To summarize the results I would say that the PETF transformed horns show a great performance but they of course do not load as low as the original JMLC horns but have much better directivity control and a more even angular dispersion behaviour without midrange banding.
Is there something to compare with? Maybe yes as some longer time ago Don and me we were interested in the JMLC Iwata horn performance and were able to prepare a BEM model for a 300Hz version:
What is remarkable that it loads nearly perfectly down to about 300Hz. This was one of the main design goals.

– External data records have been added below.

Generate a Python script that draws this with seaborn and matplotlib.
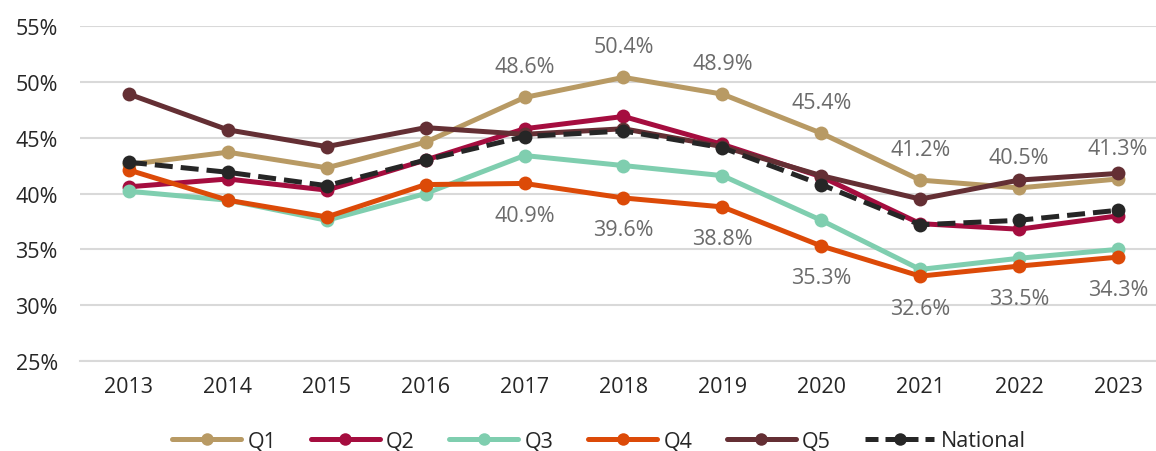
import numpy as np
import pandas as pd
import matplotlib
matplotlib.use("Agg")
import matplotlib.pyplot as plt
import seaborn as sns
from matplotlib.lines import Line2D

years = [2013, 2014, 2015, 2016, 2017, 2018, 2019, 2020, 2021, 2022, 2023]
q1 = [42.6, 43.7, 42.3, 44.6, 48.6, 50.4, 48.9, 45.4, 41.2, 40.5, 41.3]
q2 = [40.6, 41.3, 40.3, 43.0, 45.8, 46.9, 44.4, 41.5, 37.3, 36.8, 38.0]
q3 = [40.2, 39.4, 37.6, 40.0, 43.4, 42.5, 41.6, 37.6, 33.2, 34.2, 35.0]
q4 = [42.1, 39.4, 37.9, 40.8, 40.9, 39.6, 38.8, 35.3, 32.6, 33.5, 34.3]
q5 = [48.9, 45.7, 44.2, 45.9, 45.3, 45.8, 44.2, 41.6, 39.5, 41.2, 41.8]
national = [42.8, 41.9, 40.7, 43.0, 45.1, 45.6, 44.1, 40.8, 37.2, 37.6, 38.5]

series_names = ["Q1", "Q2", "Q3", "Q4", "Q5", "National"]
colors = ["#B89A64", "#A50D3F", "#7FCEAF", "#DC4A08", "#642F34", "#262626"]

rows = []
for name, vals in zip(series_names, [q1, q2, q3, q4, q5, national]):
    for y, v in zip(years, vals):
        rows.append({"Year": y, "Value": v, "Series": name})
df = pd.DataFrame(rows)

sns.set_theme(style="white")
plt.rcParams['font.family'] = ['Open Sans', 'DejaVu Sans']

fig = plt.figure(figsize=(11.56, 4.52), dpi=100)
ax = fig.add_axes([80 / 1156, 1 - 362 / 452, 1076 / 1156, 335 / 452])

palette = dict(zip(series_names, colors))
dashes = {n: "" for n in series_names}
dashes["National"] = (3.6, 1.6)
sns.lineplot(data=df, x="Year", y="Value", hue="Series", style="Series",
             palette=palette, dashes=dashes, markers={n: "o" for n in series_names},
             markersize=10, linewidth=3.6, markeredgewidth=0, ax=ax, legend=False,
             hue_order=series_names, style_order=series_names)

ax.set_xlim(2012.505, 2023.384)
ax.set_ylim(25, 55)
ax.set_yticks(np.arange(25, 56, 5))
ax.set_yticklabels([f"{t}%" for t in range(25, 56, 5)])
ax.set_xticks(years)
ax.set_xticklabels([str(y) for y in years])
ax.yaxis.grid(True, color="#D9D9D9", linewidth=1.5)
ax.xaxis.grid(False)
for s in ["top", "right", "left"]:
    ax.spines[s].set_visible(False)
ax.spines["bottom"].set_color("#D9D9D9")
ax.spines["bottom"].set_linewidth(1.5)
ax.tick_params(axis="both", length=0, labelsize=15.5, colors="#262626")
ax.tick_params(axis="y", pad=16)
ax.tick_params(axis="x", pad=11)
ax.set_xlabel("")
ax.set_ylabel("")

for i in range(4, len(years)):
    ax.annotate(f"{q1[i]:.1f}%", (years[i], q1[i]), xytext=(0, 22), textcoords="offset points",
                ha="center", va="center", fontsize=15.5, color="#6B6B6B")
    ax.annotate(f"{q4[i]:.1f}%", (years[i], q4[i]), xytext=(0, -23), textcoords="offset points",
                ha="center", va="center", fontsize=15.5, color="#6B6B6B")

handles = []
for n, c in zip(series_names, colors):
    ls = (0, (2.6, 1.4)) if n == "National" else "-"
    handles.append(Line2D([0], [0], color=c, lw=3.6, ls=ls, marker="o", markersize=9, markeredgewidth=0))
fig.legend(handles=handles, labels=series_names, loc="center", bbox_to_anchor=(599 / 1156, 1 - 442 / 452),
           ncol=6, frameon=False, fontsize=15.5, handlelength=3.2, columnspacing=1.6, handletextpad=0.3,
           labelcolor="#262626", borderpad=0.1)

fig.savefig("out.png", dpi=100)
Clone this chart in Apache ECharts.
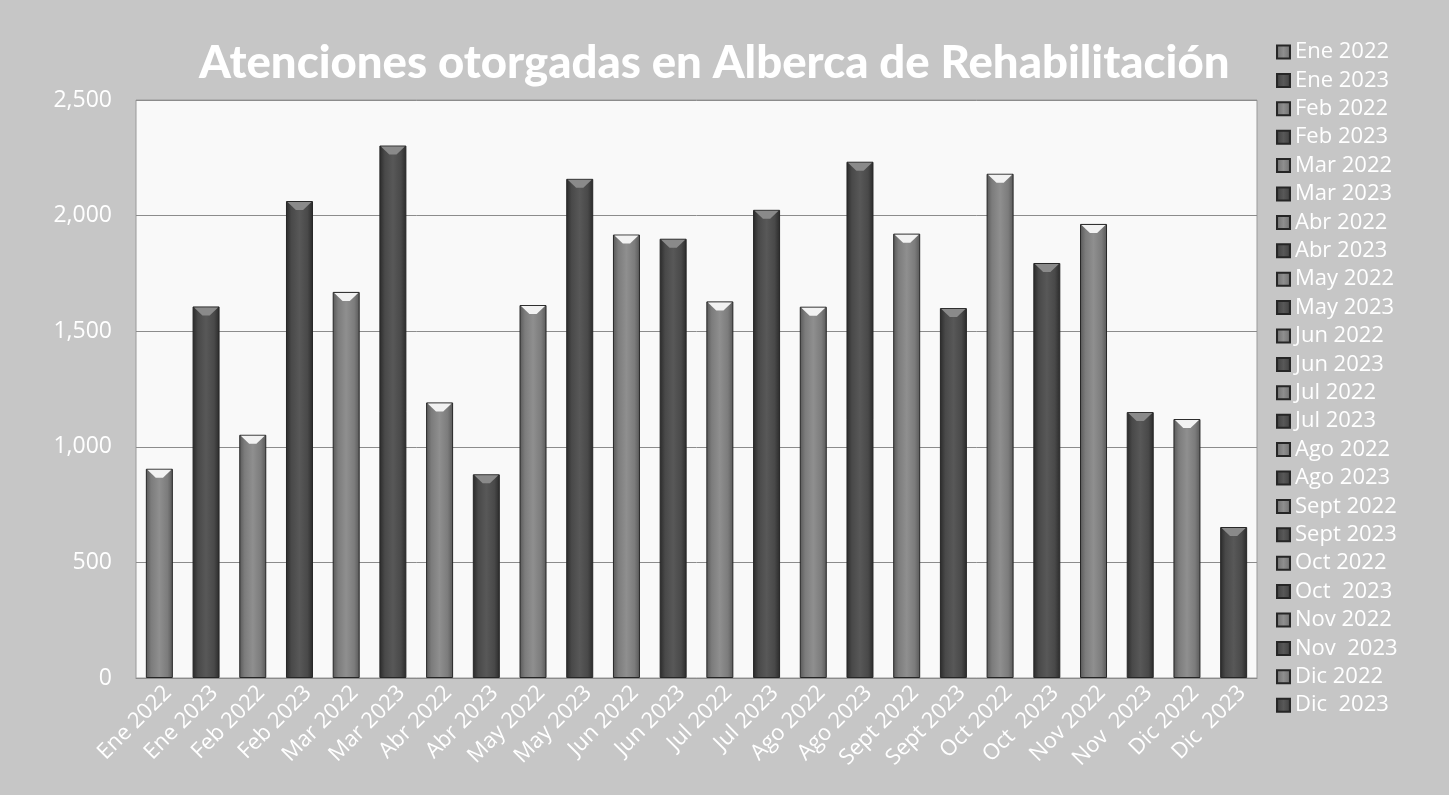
<!DOCTYPE html>
<html>
<head>
<meta charset="utf-8">
<script src="https://cdn.jsdelivr.net/npm/echarts@6/dist/echarts.min.js"></script>
<style>
html,body{margin:0;padding:0;background:#e9e9e9;}
#c{width:1449px;height:795px;}
</style>
</head>
<body>
<div id="c"></div>
<script>
const titleText = 'Atenciones otorgadas en Alberca de Rehabilitación';
const categories = ['Ene 2022','Ene 2023','Feb 2022','Feb 2023','Mar 2022','Mar 2023','Abr 2022','Abr 2023','May 2022','May 2023','Jun 2022','Jun 2023','Jul 2022','Jul 2023','Ago 2022','Ago 2023','Sept 2022','Sept 2023','Oct 2022','Oct  2023','Nov 2022','Nov  2023','Dic 2022','Dic  2023'];
const values = [905,1607,1052,2063,1670,2303,1192,881,1613,2159,1918,1900,1629,2025,1606,2233,1922,1600,2181,1795,1964,1150,1120,653];
const yTicks = {min:0, max:2500, interval:500};

function grad(dark){
  const e = dark ? '#2a2a2a' : '#585858';
  const m = dark ? '#494949' : '#7c7c7c';
  const c = dark ? '#585858' : '#8f8f8f';
  return new echarts.graphic.LinearGradient(0,0,1,0,[
    {offset:0,color:e},{offset:0.2,color:m},{offset:0.5,color:c},{offset:0.8,color:m},{offset:1,color:e}
  ]);
}

const series = categories.map((name,i)=>({
  name: name,
  type:'bar',
  stack:'all',
  barWidth:27,
  data: categories.map((_,j)=> j===i ? values[i] : '-'),
  itemStyle:{color: grad(i%2===1), borderColor:'#262626', borderWidth:1},
  markPoint:{
    silent:true,
    symbol:'path://M0,0 L10,0 L6.5,4 L3.5,4 Z',
    symbolSize:[24,8],
    symbolOffset:[0,5],
    symbolKeepAspect:false,
    label:{show:false},
    itemStyle:{color: i%2===1 ? '#8a8a8a' : '#f2f2f2'},
    data:[{coord:[i, values[i]]}]
  }
}));

const chart = echarts.init(document.getElementById('c'));
chart.setOption({
  backgroundColor:'#c6c6c6',
  animation:false,
  title:{
    text:titleText, left:194, top:35,
    textStyle:{color:'#ffffff', fontFamily:'Lato', fontWeight:900, fontSize:45.5}
  },
  legend:{
    orient:'vertical', left:1271, top:36,
    icon:'rect', itemWidth:13, itemHeight:13, itemGap:6.4,
    textStyle:{color:'#ffffff', fontFamily:'Open Sans', fontSize:22, lineHeight:22},
    data: categories
  },
  grid:{left:136, right:192, top:100, bottom:117, show:true, backgroundColor:'#f9f9f9', borderColor:'#9a9a9a', borderWidth:1},
  xAxis:{
    type:'category', data:categories,
    axisLine:{lineStyle:{color:'#8a8a8a'}},
    axisTick:{show:false},
    axisLabel:{rotate:45, interval:0, color:'#ffffff', fontFamily:'Open Sans', fontSize:22, margin:20, padding:[0,-12,0,0]}
  },
  yAxis:{
    type:'value', min:yTicks.min, max:yTicks.max, interval:yTicks.interval,
    axisLine:{show:false}, axisTick:{show:false},
    splitLine:{lineStyle:{color:'#8c8c8c', width:1}},
    axisLabel:{color:'#ffffff', fontFamily:'Open Sans', fontSize:23, margin:24,
      formatter:v=>v.toLocaleString('en-US')}
  },
  series: series
});
</script>
</body>
</html>
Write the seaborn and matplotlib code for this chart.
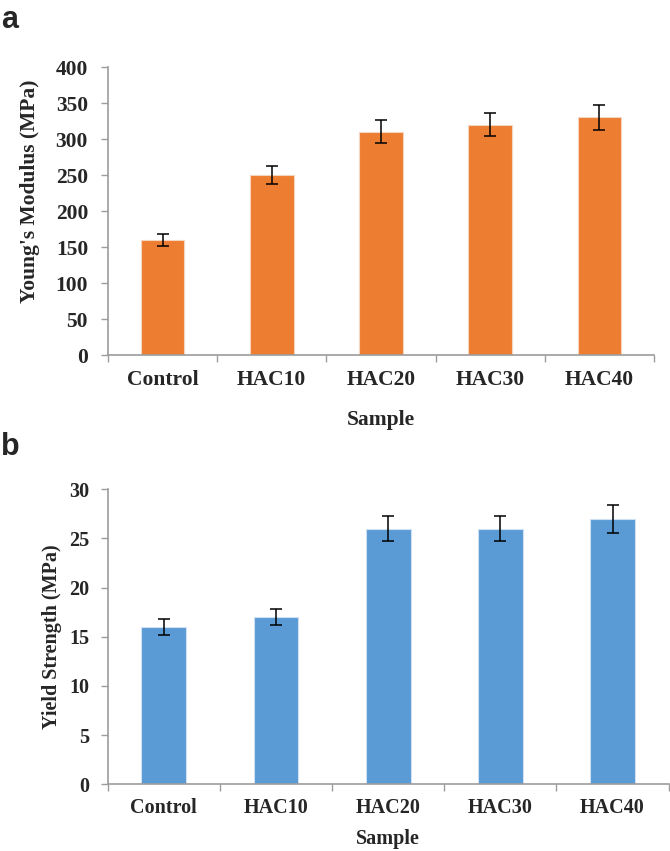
import numpy as np
import matplotlib
matplotlib.use("Agg")
import matplotlib.pyplot as plt
import seaborn as sns

samples = ["Control", "HAC10", "HAC20", "HAC30", "HAC40"]
youngs_modulus = [160, 250, 310, 320, 330]
youngs_err = [8, 13, 16, 16, 17]
yield_strength = [16, 17, 26, 26, 27]
yield_err = [0.8, 0.85, 1.3, 1.3, 1.4]

sns.set_style("white")
plt.rcParams["font.family"] = ["Liberation Serif", "DejaVu Serif"]

axis_gray = "#9c9c9c"
orange = "#ED7D31"
blue = "#5B9BD5"

fig = plt.figure(figsize=(6.7, 8.51), dpi=100)
ax_a = fig.add_axes([0.1612, 0.5828, 0.8149, 0.3384])
ax_b = fig.add_axes([0.1607, 0.0784, 0.8373, 0.3466])


def draw_panel(ax, values, errs, color, ymax, ystep, ylabel, fs, tick_pad_y, tick_pad_x,
               ylabel_xy, xlabel_y):
    sns.barplot(x=samples, y=values, color=color, width=0.4, errorbar=None,
                edgecolor="#f5d5c0" if color == orange else "#cfe0f2", linewidth=0.8,
                saturation=1, ax=ax)
    ax.errorbar(np.arange(len(samples)), values, yerr=errs, fmt="none",
                ecolor="black", elinewidth=1.1, capsize=4.5, capthick=1.1)
    ax.set_xlim(-0.5, len(samples) - 0.5)
    ax.set_ylim(0, ymax)
    ax.set_yticks(np.arange(0, ymax + ystep / 2, ystep))
    ax.set_xticks(np.arange(len(samples)))
    ax.set_xticklabels(samples)
    ax.set_xticks(np.arange(-0.5, len(samples)), minor=True)
    ax.tick_params(axis="x", which="major", length=0, pad=tick_pad_x,
                   labelsize=fs)
    ax.tick_params(axis="x", which="minor", length=5, width=1,
                   color=axis_gray, direction="out", bottom=True)
    ax.tick_params(axis="y", which="major", length=5, width=1, color=axis_gray,
                   direction="out", left=True, pad=tick_pad_y, labelsize=fs)
    for lbl in ax.get_xticklabels() + ax.get_yticklabels():
        lbl.set_fontweight("bold")
    for side in ["top", "right"]:
        ax.spines[side].set_visible(False)
    for side in ["left", "bottom"]:
        ax.spines[side].set_color(axis_gray)
        ax.spines[side].set_linewidth(1.2)
    ax.set_ylabel(ylabel, fontsize=fs, fontweight="bold")
    ax.yaxis.set_label_coords(*ylabel_xy)
    ax.set_xlabel("Sample", fontsize=fs, fontweight="bold", va="top")
    ax.xaxis.set_label_coords(0.5, xlabel_y)


draw_panel(ax_a, youngs_modulus, youngs_err, orange, 400, 50,
           "Young's Modulus (MPa)", 15.5, 9.4, 11, (-0.1245, 0.57), -0.19)
draw_panel(ax_b, yield_strength, yield_err, blue, 30, 5,
           "Yield Strength (MPa)", 14.5, 8, 10, (-0.082, 0.5), -0.153)

fig.text(0.001, 0.967, "a", fontsize=22, fontweight="bold",
         family=["Liberation Sans", "DejaVu Sans"], va="baseline", ha="left")
fig.text(0.001, 0.4653, "b", fontsize=22, fontweight="bold",
         family=["Liberation Sans", "DejaVu Sans"], va="baseline", ha="left")

fig.savefig("out.png", dpi=100)
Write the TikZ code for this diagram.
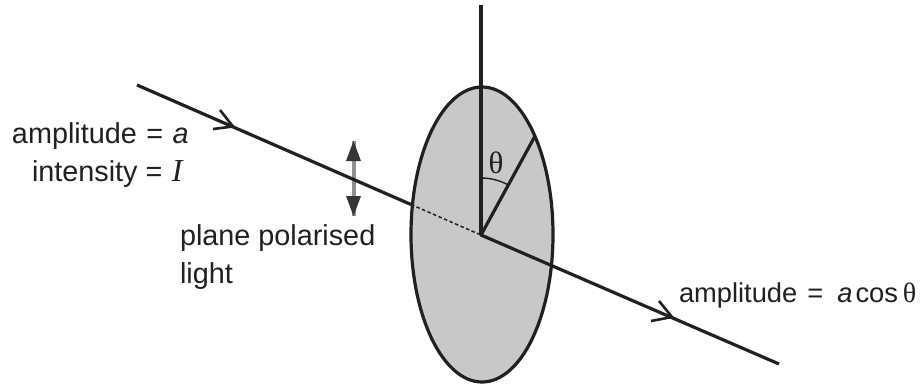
\documentclass[tikz,border=0pt]{standalone}
\usepackage{fontspec}
\setmainfont{Liberation Sans}
\newfontfamily\serifgr{Liberation Serif}
\usetikzlibrary{calc,shapes.geometric}
\definecolor{inkc}{RGB}{35,31,32}
\definecolor{discgrey}{RGB}{199,200,202}
\tikzset{
  every node/.style={inner sep=0pt,outer sep=0pt,text=inkc},
  lbl/.style={anchor=base west,font=\fontsize{28.8}{30}\selectfont},
  lblout/.style={anchor=base west,font=\fontsize{27.3}{30}\selectfont},
  ray/.style={draw=inkc,line width=3.2pt},
  barb/.style={draw=inkc,line width=2.6pt},
  thin dash/.style={draw=inkc,line width=1.5pt,dash pattern=on 3.5pt off 2.5pt},
}
\begin{document}
\begin{tikzpicture}[x=1pt,y=-1pt]
\useasboundingbox (0,0) rectangle (923,383);
% disc
\node[ellipse,draw=inkc,fill=discgrey,line width=3.2pt,minimum width=142pt,minimum height=295pt] (disc) at (482,234.5) {};
% points
\coordinate (O) at (481,235);
\coordinate (top) at (481,5);
\coordinate (rim) at (534.5,137);
\coordinate (start) at (137,85);
\coordinate (enter) at (411,204.5);
\coordinate (finish) at (779,364);
\coordinate (h1) at (233,126.5);
\coordinate (h1a) at (220,110);
\coordinate (h1b) at (213,129);
\coordinate (h2) at (672,317);
\coordinate (h2a) at (659,301);
\coordinate (h2b) at (651,321);
% polarisation arrow
\coordinate (pu) at (353.5,141);
\coordinate (pd) at (353.5,216);
\draw[draw=inkc!50,line width=4pt] (pu) -- (pd);
\fill[inkc!90] (pu) -- (361,161) -- (346,161) -- cycle;
\fill[inkc!90] (pd) -- (361,196) -- (346,196) -- cycle;
% axis and radius
\draw[ray] (top) -- (O);
\draw[ray,line cap=round] (O) -- (rim);
% angle arc
\draw[draw=inkc,line width=1.4pt] (481,178) arc[start angle=90,end angle=61.5,radius=57pt];
% ray
\draw[ray] (start) -- (enter);
\draw[thin dash] (enter) -- (O);
\draw[ray] (O) -- (finish);
% ray arrowheads
\draw[barb] (h1a) -- (h1) -- (h1b);
\draw[barb] (h2a) -- (h2) -- (h2b);
% labels
\node[lbl] (amp) at (12,143) {amplitude\hspace{9.5pt}=\hspace{9.5pt}\textit{a}};
\node[lbl] (int) at (32,181) {intensity =\hspace{9.5pt}{\serifgr\fontsize{32}{32}\selectfont\textit{I}}};
\node[lbl] (plane) at (180,245) {plane polarised};
\node[lbl] (light) at (180,283) {light};
\node[lblout] (out) at (679,302) {amplitude\hspace{10pt}=\hspace{14pt}\textit{a}\hspace{3pt}cos\hspace{5pt}{\serifgr\fontsize{28}{28}\selectfont θ}};
\node[anchor=base,font=\serifgr\fontsize{31}{31}\selectfont] (theta) at (496,173.5) {θ};
\end{tikzpicture}
\end{document}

On the other side below 300Hz it has a very steep lost of loading. The main drawback is for me that the radiation is strongly angular dependent. Especially the horizontal plane show a pronounced narrowing towards higher frequencies:
Besides the excellent horn loading this horn is a quite beamy device and show also some midrange issues. Everyone should decide for themselves what their design objectives are, because all horns designs have tradeoffs. This technical discussion should provide some insight into those tradeoffs between loading and directivity.